Sedanah Qwai (top left), Kyle Edwards (top right) and Pacinthe Mattar (bottom) talk about what it’s like to be racialized in the newsroom. Photo by Gabby Calugay-Casuga.
GABBY CALUGAY-CASUGA – OTTAWA • ON | 26-02-2021
Community, Education, Justice
The Association for Equity and Inclusion in Journalism (AEIJ) hosted its first ever panel event yesterday.
The association, based in Carleton University, was created in the fall of 2019 after an article by Carleton Journalism School alumnus, Atong Ater, revealed the difficulties Black students face when studying journalism.
According a faculty liaison for the AEIJ, Prof. Brett Popplewell, Ater’s article sparked a conversation around what meaningful diversity in journalism looked like.

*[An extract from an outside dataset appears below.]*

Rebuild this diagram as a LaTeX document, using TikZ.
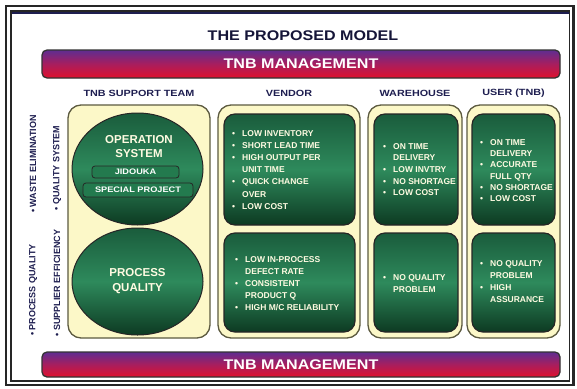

This conversation inspired the creation of the AEIJ which has been working to diversify Carleton’s journalism school ever since.
“Our mission is to make the journalism school a safef space for Black, Indigenous, and students of colour, 2SLGBTQ+ students, and students with disabilities/disabled students,” the AEIJ’s mission statement says.
Thursday’s event, according to a student member of AEIJ, Sedanah Qwai, was the first time the association hosted a panel event that anyone could attend. Qwai said it was a big step in furthering the AEIJ’s mission of education.
“I think by opening this event to other people, it allows for people outside the association to be able to benefit from the conversation,” Qwai said.
Pacinthe Mattar, an Egyptian-Canadian journalist and panelist for the event, said she was feeling great after the event.
“It was such an engaged group, and the questions were so excellent,” Mattar said. “It was fun but also challenging because the questions we got were some of the most pressing questions about journalism and this industry.”
Kyle Edwards, an Indigenous journalist from Canada and the other panelist for Thursday’s event, used his time on the panel to talk about what diversity in journalism looks like right now and how it can improve.
“Newsrooms not only need to be diverse but needs it to be reflect in our coverage,” Edwards said. “When we hire people of colour, that doesn’t necessarily change what stories we are covering.”
Mattar also said during the event the diversity of stories is important if there is to be meaningful representation in media.
“I really like to think journalism is going to get better for the journalist and for the audiences we serve,” Mattar said.
Mattar said she hopes to see more diverse stories being run by media outlets.
“There is still a very narrow view of who the imagined audience is. It is predominantly White, middle class and older. But Canada is not only these things. We are much more than that,” Mattar said.
Mattar said she hopes a change diversity in the newsroom will help not only aspiring BIPOC journalists but the community as a whole.
“I hope this breaks open what our imagined audience is, and that audience gets to see themselves represented in more meaningful ways,” Mattar said.